Belum bisa dipastikan apakah janji itu akan terpenuhi. Revolusi Jerman berasal dari aktivis perorangan: Penduduk perorangan dan genossenschaften—asosiasi penduduk lokal—telah menyumbangkan setengah dari seluruh investasi di bidang sumber energi terbarukan. Tetapi, perusahaan-perusahaan konvensional besar, yang tidak siap mengikuti revolusi, menekan pemerintahan Merkel untuk memperlambat lajunya. Negara ini masih memperoleh jauh lebih banyak listrik dari batu bara daripada sumber energi terbarukan. Dan energiewende harus menempuh jalan yang jauh lebih panjang untuk bisa diterapkan di sektor transportasi dan pemanasan, yang menghasilkan lebih banyak karbon dioksida (CO2) daripada pembangkit listrik.

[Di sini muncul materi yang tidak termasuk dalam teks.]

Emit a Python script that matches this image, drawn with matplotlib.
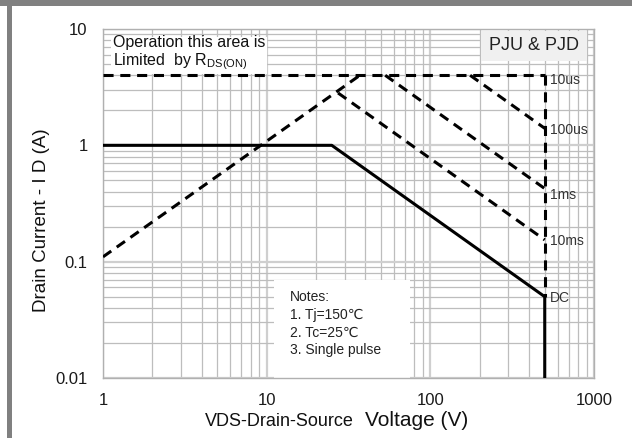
import matplotlib
matplotlib.use("Agg")
import matplotlib.pyplot as plt
from matplotlib.patches import Rectangle

plt.rcParams['font.family'] = ['Liberation Sans', 'DejaVu Sans']
plt.rcParams['mathtext.fontset'] = 'custom'
plt.rcParams['mathtext.rm'] = 'Liberation Sans'

# safe operating area curves (V, A)
dc_v = [1, 25, 500, 500]
dc_i = [1, 1, 0.05, 0.01]
rds_v = [1, 39]
rds_i = [0.11, 4.2]
limit_v = [1, 500]
limit_i = [4, 4]
us10_v = [500, 500]
us10_i = [4, 0.05]
us100_v = [175, 500]
us100_i = [4, 1.4]
ms1_v = [53, 500]
ms1_i = [4, 0.425]
ms10_v = [27.3, 500]
ms10_i = [2.82, 0.154]

curve_labels = ['10us', '100us', '1ms', '10ms', 'DC']
curve_label_i = [3.64, 1.35, 0.374, 0.150, 0.0486]

notes = ['Notes:', '1. Tj=150\u2103', '2. Tc=25\u2103', '3. Single pulse']

fig = plt.figure(figsize=(6.32, 4.38), dpi=100)
W, H = 632, 438
ax = fig.add_axes([103 / W, 1 - 378 / H, 491 / W, 349 / H])

# gray screenshot frame on top and left
fig.patches.append(Rectangle((0, 1 - 5.5 / H), 1, 5.5 / H, transform=fig.transFigure,
                             facecolor='#808080', edgecolor='none'))
fig.patches.append(Rectangle((7 / W, 0), 5 / W, 1, transform=fig.transFigure,
                             facecolor='#808080', edgecolor='none'))

ax.set_xscale('log')
ax.set_yscale('log')
ax.set_xlim(1, 1000)
ax.set_ylim(0.01, 10)

ax.set_axisbelow(True)
ax.grid(which='major', color='#cfcfcf', lw=1.6)
ax.grid(which='minor', color='#bdbdbd', lw=0.9)
for s in ax.spines.values():
    s.set_color('#b0b0b0')
    s.set_linewidth(1.0)

ax.set_xticks([1, 10, 100, 1000])
ax.set_xticklabels(['1', '10', '100', '1000'])
ax.set_yticks([0.01, 0.1, 1, 10])
ax.set_yticklabels(['0.01', '0.1', '1', '10'])
ax.tick_params(which='both', length=0)
ax.tick_params(axis='x', pad=11, labelsize=12, labelcolor='#1a1a1a')
ax.tick_params(axis='y', pad=11, labelsize=12, labelcolor='#1a1a1a')

dash = dict(color='black', lw=2.2, ls=(0, (3.3, 2.2)), zorder=3)
ax.plot(limit_v, limit_i, **dash)
ax.plot(rds_v, rds_i, **dash)
ax.plot(us10_v, us10_i, **dash)
ax.plot(us100_v, us100_i, **dash)
ax.plot(ms1_v, ms1_i, **dash)
ax.plot(ms10_v, ms10_i, **dash)
ax.plot(dc_v, dc_i, color='black', lw=2.2, zorder=4)

for lab, yi in zip(curve_labels, curve_label_i):
    ax.text(540, yi, lab, fontsize=10, color='#333333', ha='left', va='center')

# notes box
ax.add_patch(Rectangle(((274 - 103) / 491, 0), 136 / 491, 98 / 349, transform=ax.transAxes,
                       facecolor='white', edgecolor='none', zorder=1.5))
for k, line in enumerate(notes):
    ax.text((290 - 103) / 491, (378 - 297 - 17.7 * k) / 349, line, transform=ax.transAxes,
            fontsize=10, color='#222222', ha='left', va='center', zorder=5)

ax.text((113 - 103) / 491, (378 - 35) / 349,
        'Operation this area is\nLimited  by R$_\\mathrm{DS(ON)}$', transform=ax.transAxes,
        fontsize=11.5, color='#111111', ha='left', va='top', linespacing=1.1,
        bbox=dict(facecolor='white', edgecolor='none', pad=1.5), zorder=2)

ax.add_patch(Rectangle(((481 - 103) / 491, (378 - 61) / 349), 106 / 491, 30 / 349,
                       transform=ax.transAxes, facecolor='#f0f0f0', edgecolor='none', zorder=2))
ax.text((534 - 103) / 491, (378 - 46) / 349, 'PJU & PJD', transform=ax.transAxes,
        fontsize=13, color='#222222', ha='center', va='center', zorder=3)

# axis titles
fig.text(205 / W, 1 - 426 / H, 'VDS-Drain-Source', fontsize=13, color='#111111',
         ha='left', va='baseline')
fig.text(365 / W, 1 - 426 / H, 'Voltage (V)', fontsize=15, color='#111111',
         ha='left', va='baseline')
fig.text(41.5 / W, 1 - 220 / H, 'Drain Current - I D (A)', fontsize=13.5, color='#111111',
         rotation=90, ha='center', va='center')

fig.savefig('out.png', dpi=100)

Para politisi Jerman kadang-kadang membandingkan energiewende dengan pendaratan Apollo di bulan. Namun prestasi itu berhasil diraih dalam waktu kurang dari satu dekade, dan sebagian besar penduduk Amerika hanya menyaksikannya di TV. Energiewende membutuhkan waktu jauh lebih panjang dan akan melibatkan setiap penduduk Jerman—saat ini lebih dari 1,5 juta di antaranya, hampir 2 persen dari seluruh populasi, menjual kelebihan listrik yang dihasilkan di rumah mereka kepada orang lain. “Ini proyek untuk satu generasi; ini akan berlangsung hingga 2040 atau 2050, dan sulit dijalankan,” ujar Gerd Rosenkranz, mantan jurnalis Der Spiegel yang kini bekerja sebagai analis di Agora Energiewende, think thank Berlin. “Proyek ini menjadikan listrik lebih mahal bagi konsumen individu. Namun tetap saja, jika ada pertanyaan dalam jajak pendapat, Apakah Anda menginginkan energiewende? maka 90 persen akan menjawab ya.”
Mengapa masa depan energi terjadi di sini, di negara yang hancur lebur akibat bom 70 tahun silam? Dan bisakah ini terjadi di mana-mana?
Asal mula orang Jerman menurut mitos adalah sebagai berikut: Mereka datang dari jantung hutan yang gelap dan sulit ditembus. Mitos ini berawal dari ahli sejarah Romawi, Tacitus, yang menulis tentang pasukan Teutonik yang membantai legiun Romawi, dan dibumbui oleh gerakan Romantik Jerman pada abad ke-19. Selama gejolak yang melanda pada abad ke-20, menurut etnografer Albrecht Lehmann, mitos itu tetap dianggap penting bagi identitas bangsa Jerman. Hutan menjadi tempat yang dituju oleh orang Jerman untuk memulihkan jiwa—sebuah kebiasaan yang menyebabkan mereka peduli pada lingkungan.
Maka pada akhir 1970-an, ketika emisi bahan bakar fosil dituduh telah memusnahkan hutan-hutan di Jerman dengan hujan asam, amarah menjalar ke seluruh negeri. Ancaman waldsterben, atau kematian hutan, membuat mereka berpikir lebih keras.
Pemerintah dan perusahaan-perusahaan besar mendorong pembangunan pembangkit listrik tenaga nuklir—namun banyak penduduk Jerman menentangnya. Ini merupakan hal baru bagi mereka. Hingga beberapa puluh tahun setelah Perang Dunia II, akibat kesibukan membangun kembali negara yang telah hancur, rakyat Jerman kurang berselera mempertanyakan pemerintah atau masa lalu. Namun pada 1970an, setelah pembangunan kembali selesai, generasi baru mulai meragukan para pendahulu mereka, yang memulai perang dan kemudian kalah. “Ada jiwa pemberontak yang muncul sebagai hasil dari Perang Dunia Kedua,” ujar Josef Pesch, pria berusia 50-an. “Anda tidak bisa begitu saja percaya pada pemerintah.”
Pesch duduk di sebuah restoran puncak gunung di Schwarzwald atau Hutan Hitam, di luar Freiburg. Di lahan terbuka berselimut salju di dekat situ, berdiri dua turbin angin setinggi 98 meter yang didanai oleh 521 investor perorangan rekrutan Pesch—namun kami belum akan membicarakan tentang turbin-turbin itu. Bersama seorang insinyur bernama Dieter Seifried, kami membahas tentang reaktor nuklir yang tidak akan pernah dibangun, di dekat Desa Wyhl, 30 kilometer dari Sungai Rhine.